After graduating from USF in 1993, with a degree in geography, Lowman said she worked for local architecture and engineering companies, where she found her self faced with discrimination. 

“I experienced discrimination at the last job that I had,” she said. “I couldn’t necessarily prove it, but I knew that was the underlying tone. So I decided that I wanted to open up my own business that would help people have a space so they can do want they wanted to do and be who they wanted to be.” 

But discrimination wasn’t always related to the job sphere, and not all employers were discriminatory. 

Gina Duncan, the transgender inclusion director of Equality Florida, grew up as “Greg Pinkston” in New Jersey with two brothers and two sisters, said that one day, at the age of seven, Greg’s sisters and their friends put a pink and blue floral dress and lipstick on Greg. 

“I remember that day like it was yesterday,” she said. “For the first time in my life, I could breathe and I remember that feeling throughout my life until I transitioned.”

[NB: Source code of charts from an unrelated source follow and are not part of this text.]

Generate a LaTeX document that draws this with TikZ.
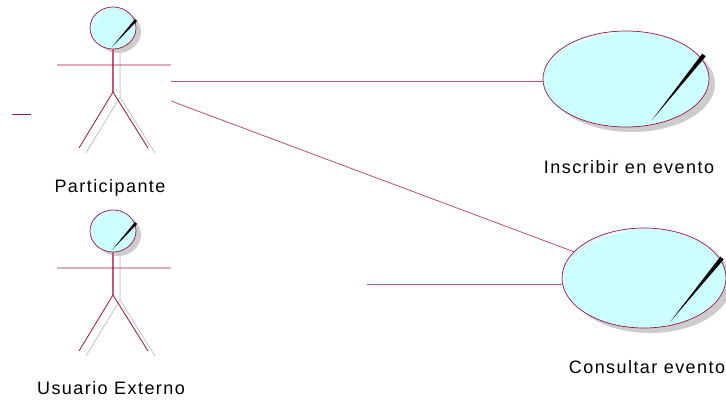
\documentclass[tikz,border=0pt]{standalone}
\usepackage{fontspec}
\newfontfamily\rosefont[LetterSpace=8]{Liberation Sans}
\usetikzlibrary{calc, shapes.geometric, shadows}

\definecolor{rose}{RGB}{160,20,70}
\definecolor{usefill}{RGB}{204,255,255}
\definecolor{shadowgray}{RGB}{204,204,204}

% a thin black needle from (#1) out to (#2)
\newcommand{\needle}[3]{%
  \fill[black] (#1) -- ($(#2)!#3!90:(#1)$) -- ($(#2)!#3!-90:(#1)$) -- cycle;}

\tikzset{
  usecase/.style={ellipse, draw=rose, fill=usefill, line width=0.7pt,
    general shadow={fill=shadowgray, shadow xshift=6pt, shadow yshift=-5pt}},
  assoc/.style={rose!75, line width=0.8pt},
  lbl/.style={font=\rosefont\fontsize{18}{21}\selectfont, anchor=base, inner sep=0pt},
  actor/.pic={
    \fill[shadowgray] (5,4) ellipse [x radius=23pt, y radius=21pt];
    \draw[shadowgray, line width=1pt] (7,22) -- (7,69) -- (-27,125) (7,69) -- (42,125);
    \draw[rose, fill=usefill, line width=0.7pt] (0,0) ellipse [x radius=23pt, y radius=21pt];
    \draw[white, line width=0.6pt] (0,0) ++(165:19pt) arc [start angle=165, end angle=110, x radius=19pt, y radius=17pt];
    \needle{-1,19}{23,-8}{1.4pt}
    \draw[rose!70, line width=1.3pt] (0,21) -- (0,64);
    \draw[rose, line width=0.8pt] (-56,37) -- (58,37)
      (0,64) -- (-34,120) (0,64) -- (35,120);
  }
}

\begin{document}
\begin{tikzpicture}[x=1pt, y=-1pt]
\useasboundingbox (0,0) rectangle (726,401);

% actors
\pic at (113,28) {actor};
\pic at (113,231) {actor};
\node[lbl] (participante) at (110,193) {Participante};
\node[lbl] (usuario) at (111,394) {Usuario Externo};

% use cases
\node[usecase, minimum width=166pt, minimum height=96pt] (inscribir) at (626,79) {};
\node[usecase, minimum width=164pt, minimum height=100pt] (consultar) at (644,278) {};
\draw[white, line width=0.8pt] (inscribir) ++(168:72pt) arc [start angle=168, end angle=100, x radius=74pt, y radius=40pt];
\draw[white, line width=0.8pt] (consultar) ++(168:72pt) arc [start angle=168, end angle=100, x radius=73pt, y radius=42pt];
\needle{652,120}{704,55}{2.2pt}
\needle{670,322}{722,258}{2.2pt}
\node[lbl] (inscribir-lbl) at (629,174) {Inscribir en evento};
\node[lbl] (consultar-lbl) at (647,373) {Consultar evento};

% associations
\coordinate (part-a) at (171,81);
\coordinate (part-b) at (171,101);
\coordinate (loose) at (367,284);
\draw[assoc] (part-a) -- (part-a -| inscribir.west);
\draw[assoc] (part-b) -- (consultar);
\draw[assoc] (loose) -- (loose -| consultar.west);
\draw[rose, line width=0.8pt] (12,114) -- (31,114);
\end{tikzpicture}
\end{document}
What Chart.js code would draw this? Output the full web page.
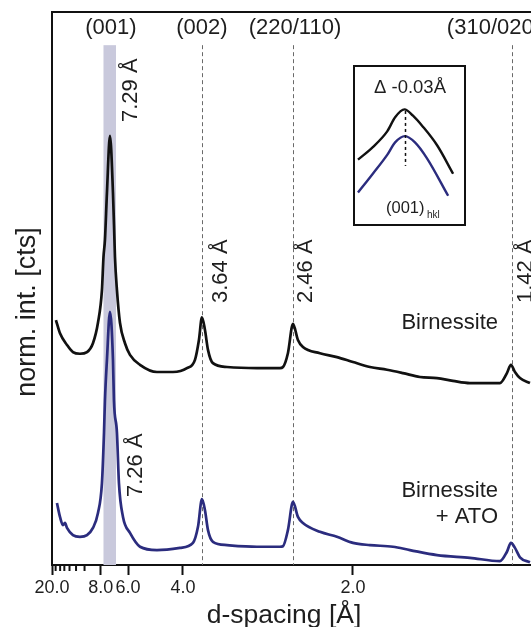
<!DOCTYPE html>
<html>
<head>
<meta charset="utf-8">
<script src="https://cdn.jsdelivr.net/npm/chart.js@4.4.0/dist/chart.umd.min.js"></script>
<style>
  html, body { margin: 0; padding: 0; background: #fff; overflow: hidden; }
  #wrap { position: relative; width: 531px; height: 627px; }
  #main { position: absolute; left: 0; top: 0; }
  #insetBox { position: absolute; left: 353px; top: 65px; width: 113px; height: 161px;
              box-sizing: border-box; border: 2px solid #111; background: #fff; }
  #inset { display: block; }
</style>
</head>
<body>
<div id="wrap">
  <canvas id="main" width="531" height="627"></canvas>
  <div id="insetBox"><canvas id="inset" width="109" height="157"></canvas></div>
</div>
<script>
// 2-theta (deg, Cu K-alpha) and normalised intensity
var twoThetaBirn = [4.95, 5.50, 6.45, 7.26, 8.21, 9.17, 9.98, 10.66, 11.20, 11.41, 11.61, 11.88, 12.29,
    12.70, 12.90, 12.97, 13.24, 13.65, 14.33, 15.01, 16.37, 18.68, 20.85, 22.75, 23.84, 24.38, 24.79,
    25.20, 25.61, 26.28, 28.19, 32.26, 35.39, 35.80, 36.47, 37.16, 37.83, 38.51, 40.82, 43.13, 45.31,
    47.62, 49.93, 52.10, 54.41, 56.72, 58.89, 61.20, 65.28, 66.23, 66.77, 67.32, 68.00, 69.36];
var intBirn = [44.3, 41.9, 39.8, 38.5, 38.2, 38.5, 40.1, 43.8, 49.7, 55.7, 58.8, 67.3, 77.6,
    67.3, 58.8, 55.7, 49.7, 43.8, 40.1, 38.0, 36.2, 34.9, 34.9, 35.6, 37.1, 40.7, 44.8,
    42.5, 38.9, 36.5, 35.8, 35.6, 35.6, 35.8, 38.3, 43.6, 40.7, 39.4, 38.3, 37.6, 36.7,
    35.8, 35.3, 34.7, 34.0, 33.8, 33.3, 32.9, 32.9, 34.7, 36.2, 34.9, 33.8, 32.9];

var twoThetaAto = [5.09, 5.50, 5.90, 6.18, 6.45, 7.26, 8.21, 9.17, 9.98, 10.66, 11.20, 11.48, 11.61,
    11.88, 12.29, 12.70, 12.83, 13.24, 13.51, 14.06, 15.01, 16.37, 18.68, 21.80, 23.57, 24.25, 24.79,
    25.20, 25.61, 26.28, 28.19, 32.26, 35.39, 35.80, 36.47, 37.16, 37.83, 38.51, 40.82, 43.13, 45.31,
    47.62, 50.74, 53.05, 56.72, 61.20, 65.28, 66.23, 66.77, 67.32, 68.00, 69.36];
var intAto = [11.2, 8.7, 7.2, 7.6, 6.7, 5.4, 5.1, 5.4, 6.7, 9.4, 14.8, 23.9, 29.8,
    37.1, 45.8, 37.1, 29.8, 23.9, 14.8, 8.7, 5.8, 3.3, 2.7, 3.1, 4.0, 6.9, 11.9,
    9.9, 6.3, 4.2, 3.6, 3.3, 3.3, 3.4, 6.3, 11.4, 8.7, 7.6, 6.0, 5.1, 4.0,
    3.6, 3.3, 2.7, 1.8, 1.3, 0.7, 2.4, 4.0, 3.1, 1.4, 0.5];

// inset: (001) peak close-up, relative position / relative intensity
var insetX = [-0.94, -0.64, -0.35, -0.19, 0.0, 0.17, 0.37, 0.66, 0.98];
var insetBirn = [0.41, 0.49, 0.59, 0.68, 0.73, 0.69, 0.62, 0.50, 0.32];
var insetXAto = [-0.94, -0.64, -0.35, -0.19, 0.01, 0.21, 0.45, 0.88];
var insetAto = [0.20, 0.32, 0.44, 0.52, 0.56, 0.52, 0.42, 0.18];

// axis ticks in d-spacing
var tickD = [20, 8, 6, 4, 2];
var tickLabels = ['20.0', '8.0', '6.0', '4.0', '2.0'];
var minorTickD = [18, 16, 14.5, 13, 11.5, 10];

// reflections
var peakPos = [12.29, 24.79, 37.16, 66.91];
var hklLabels = ['(001)', '(002)', '(220/110)', '(310/020)'];
var dLabels = ['7.29 Å', '3.64 Å', '2.46 Å', '1.42 Å'];
var dLabelAto = '7.26 Å';
var band001 = [11.41, 13.11];

var FONT = '"Liberation Sans", Arial, Helvetica, sans-serif';
var BLUE = '#2b2c7e';

function twoTheta(d) {
    return 2 * Math.asin(1.5406 / (2 * d)) * 180 / Math.PI;
}

function pts(xs, ys) {
    return xs.map(function (x, i) { return { x: x, y: ys[i] }; });
}

var decorPlugin = {
    id: 'decor',
    beforeDatasetsDraw: function (chart) {
        var ctx = chart.ctx, xs = chart.scales.x, ys = chart.scales.y;
        var a = chart.chartArea;
        var top = ys.getPixelForValue(94);
        ctx.save();
        // grey band on (001)
        var b0 = xs.getPixelForValue(band001[0]), b1 = xs.getPixelForValue(band001[1]);
        ctx.fillStyle = '#c9c9dc';
        ctx.fillRect(b0, top, b1 - b0, a.bottom - top);
        // dashed reflection lines
        ctx.strokeStyle = '#6a6a6a';
        ctx.lineWidth = 1;
        ctx.setLineDash([4, 3]);
        for (var i = 1; i < peakPos.length; i++) {
            var px = Math.round(xs.getPixelForValue(peakPos[i])) + 0.5;
            ctx.beginPath();
            ctx.moveTo(px, top);
            ctx.lineTo(px, a.bottom);
            ctx.stroke();
        }
        ctx.restore();
    },
    afterDraw: function (chart) {
        var ctx = chart.ctx, xs = chart.scales.x;
        var a = chart.chartArea;
        ctx.save();
        // top frame line
        ctx.strokeStyle = '#111';
        ctx.lineWidth = 2;
        ctx.beginPath();
        ctx.moveTo(a.left - 1, a.top);
        ctx.lineTo(a.right, a.top);
        ctx.stroke();
        // minor ticks
        minorTickD.forEach(function (d) {
            var px = xs.getPixelForValue(twoTheta(d));
            ctx.beginPath();
            ctx.moveTo(px, a.bottom);
            ctx.lineTo(px, a.bottom + 6);
            ctx.stroke();
        });

        ctx.fillStyle = '#1e1e1e';
        ctx.textBaseline = 'alphabetic';

        // hkl labels along the top
        ctx.font = '22px ' + FONT;
        ctx.textAlign = 'center';
        var hklDx = [1, 0, 2, -18];
        hklLabels.forEach(function (t, i) {
            ctx.fillText(t, xs.getPixelForValue(peakPos[i]) + hklDx[i], 33.5);
        });

        // rotated d-spacing labels
        var dDx = [27, 25, 19, 20];
        var dY = [122, 303, 303, 303];
        dLabels.forEach(function (t, i) {
            rotText(ctx, t, xs.getPixelForValue(peakPos[i]) + dDx[i], dY[i]);
        });
        rotText(ctx, dLabelAto, xs.getPixelForValue(peakPos[0]) + 32, 497);

        // sample names
        ctx.font = '22px ' + FONT;
        ctx.textAlign = 'right';
        ctx.fillText('Birnessite', 498, 329);
        ctx.fillText('Birnessite', 498, 497);
        ctx.fillText('+ ATO', 498, 523);

        // axis titles
        ctx.font = '26.5px ' + FONT;
        ctx.textAlign = 'center';
        ctx.fillText('d-spacing [Å]', 284, 623);
        ctx.save();
        ctx.translate(35, 312);
        ctx.rotate(-Math.PI / 2);
        ctx.font = '27px ' + FONT;
        ctx.fillText('norm. int. [cts]', 0, 0);
        ctx.restore();

        ctx.restore();
    }
};

function rotText(ctx, t, x, y) {
    ctx.save();
    ctx.translate(x, y);
    ctx.rotate(-Math.PI / 2);
    ctx.font = '22px ' + FONT;
    ctx.textAlign = 'left';
    ctx.textBaseline = 'alphabetic';
    ctx.fillText(t, 0, 0);
    ctx.restore();
}

new Chart(document.getElementById('main'), {
    type: 'line',
    data: {
        datasets: [
            {
                label: 'Birnessite',
                data: pts(twoThetaBirn, intBirn),
                borderColor: '#111',
                borderWidth: 2.7,
                pointRadius: 0,
                cubicInterpolationMode: 'monotone',
                fill: false
            },
            {
                label: 'Birnessite + ATO',
                data: pts(twoThetaAto, intAto),
                borderColor: BLUE,
                borderWidth: 2.7,
                pointRadius: 0,
                cubicInterpolationMode: 'monotone',
                fill: false
            }
        ]
    },
    options: {
        responsive: false,
        animation: false,
        layout: { padding: { top: 12, right: 0, left: 0, bottom: 0 } },
        plugins: {
            legend: { display: false },
            tooltip: { enabled: false }
        },
        scales: {
            x: {
                type: 'linear',
                min: twoTheta(20),
                max: 69.5,
                afterFit: function (s) { s.height = 62; },
                afterBuildTicks: function (s) {
                    s.ticks = tickD.map(function (d) { return { value: twoTheta(d) }; });
                },
                border: { display: true, color: '#111', width: 2 },
                grid: { display: true, drawOnChartArea: false, drawTicks: true, tickLength: 10, tickWidth: 2, tickColor: '#111' },
                ticks: {
                    autoSkip: false,
                    maxRotation: 0,
                    padding: 2,
                    color: '#1e1e1e',
                    font: { family: FONT, size: 18 },
                    callback: function (v, i) { return tickLabels[i]; }
                }
            },
            y: {
                min: 0,
                max: 100,
                afterFit: function (s) { s.width = 52; },
                border: { display: true, color: '#111', width: 2 },
                grid: { display: false },
                ticks: { display: false }
            }
        }
    },
    plugins: [decorPlugin]
});

var insetPlugin = {
    id: 'insetDecor',
    afterDraw: function (chart) {
        var ctx = chart.ctx, xs = chart.scales.x, ys = chart.scales.y;
        ctx.save();
        ctx.strokeStyle = '#111';
        ctx.lineWidth = 1.5;
        ctx.setLineDash([3, 3]);
        var px = Math.round(xs.getPixelForValue(0)) + 0.5;
        ctx.beginPath();
        ctx.moveTo(px, ys.getPixelForValue(0.72));
        ctx.lineTo(px, ys.getPixelForValue(0.37));
        ctx.stroke();
        ctx.setLineDash([]);
        ctx.fillStyle = '#1e1e1e';
        ctx.textBaseline = 'alphabetic';
        ctx.textAlign = 'center';
        ctx.font = '18.5px ' + FONT;
        ctx.fillText('Δ -0.03Å', 55, 26);
        ctx.textAlign = 'left';
        ctx.font = '16.5px ' + FONT;
        ctx.fillText('(001)', 31, 146);
        ctx.font = '10px ' + FONT;
        ctx.fillText('hkl', 72, 151);
        ctx.restore();
    }
};

new Chart(document.getElementById('inset'), {
    type: 'line',
    data: {
        datasets: [
            { data: pts(insetX, insetBirn), borderColor: '#111', borderWidth: 2.4, pointRadius: 0, cubicInterpolationMode: 'monotone' },
            { data: pts(insetXAto, insetAto), borderColor: BLUE, borderWidth: 2.4, pointRadius: 0, cubicInterpolationMode: 'monotone' }
        ]
    },
    options: {
        responsive: false,
        animation: false,
        layout: { padding: 0 },
        plugins: { legend: { display: false }, tooltip: { enabled: false } },
        scales: {
            x: { type: 'linear', min: -1.0, max: 1.2, display: false },
            y: { min: 0, max: 1, display: false }
        }
    },
    plugins: [insetPlugin]
});
</script>
</body>
</html>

Duncan said her life was one of extremes: there was a college football scholarship, a wife, kids and an executive position at Wells Fargo, all while keeping her identity concealed. Then one morning the phone rang and his wife called, angry. 

She told him she found his mistress’ clothes in the back of a closet. 

Duncan had a choice: go with the mistress story or tell the truth. Duncan chose the latter. 

Duncan’s marriage ended five years later, but she said she continued to enjoy her career at Wells Fargo, and recently retired as a regional manager.   

Michael Malakoff, a senior sociology and statistics double major, identifies as female and is concerned about finding employment after graduation; so she asked Duncan how she should handle her situation. 

“One of the critical components of protocols for transitioning in the workplace is that there is a mutually agreed upon transition plan – that the employee and the employer agree upon,” Duncan said. 

She began telling a story about a corporate executive in California who would come in one week as a man, another week as a woman and how it caused “chaos” in the workplace. 

“There has to be consistency,” Duncan said. “By golly, when you take that step, you need to have consistency in gender expression.”

Manuel Ortiz, a senior majoring in accounting, works at Liquid Lounge in Ybor City and said he comes in contact with many transgender people and has noticed a trend with employment among transgender people. He said he didn’t intend to categorize, but was speaking from his perspective. 

“They either don’t have a job, or they work as hairdressers,” he said. “… Since I’m around them, how do I help them better their lives, or maybe if they need some advice how do I show support to them?”

Duncan answered without delay.  

“Like you would anyone else,” she said. “Everybody in our community seeks normalcy.”

For her, the moment came when she first went to the DMV to change the sex listed on her drivers’ license. 

An older gentleman looked at her after she handed him a letter containing documentation of her gender reassignment story.  

 “I saw him get his supervisor, and they both looked at the letter and then at me,” she said. “So he comes up – and I think it’s going to be ugly – and he looked at me deeply in the eyes and said ‘You know, you’re my first.’ And I said ‘Well, I hope I’m not your last.’ And he said ‘I hope you’re not, either.’ And I thought ‘It’s been a good day.'” 

Nadine Smith, the director of Equality Florida, said Florida could go about continuing to change the culture and politics as a state by using business as leverage.  

“It’s important to remind everyone here that not only are you currently, or soon-to-be part of the workforce,” she said. “As part of the workforce, you have an extremely important role to play in the types of policies that companies have for their employees. And as consumers, you have an incredible impact on helping companies understand that equality truly means business.”

Smith went on to talk about how important it is for people to be authentic to who they are. It’s something that she too is still learning how to do. But she said she is empowered by the idea that visibility will break down barriers and stereotypes. 

Smith said that 57 percent of Floridians support gay marriage. 

“Just to put that in perspective, it’s 59 percent in California and 60 in New York,” she said. “We are leading when it comes to the South. And part of the reason why is because of exactly what Gina was talking about – authenticity. Telling the truth about our lives.”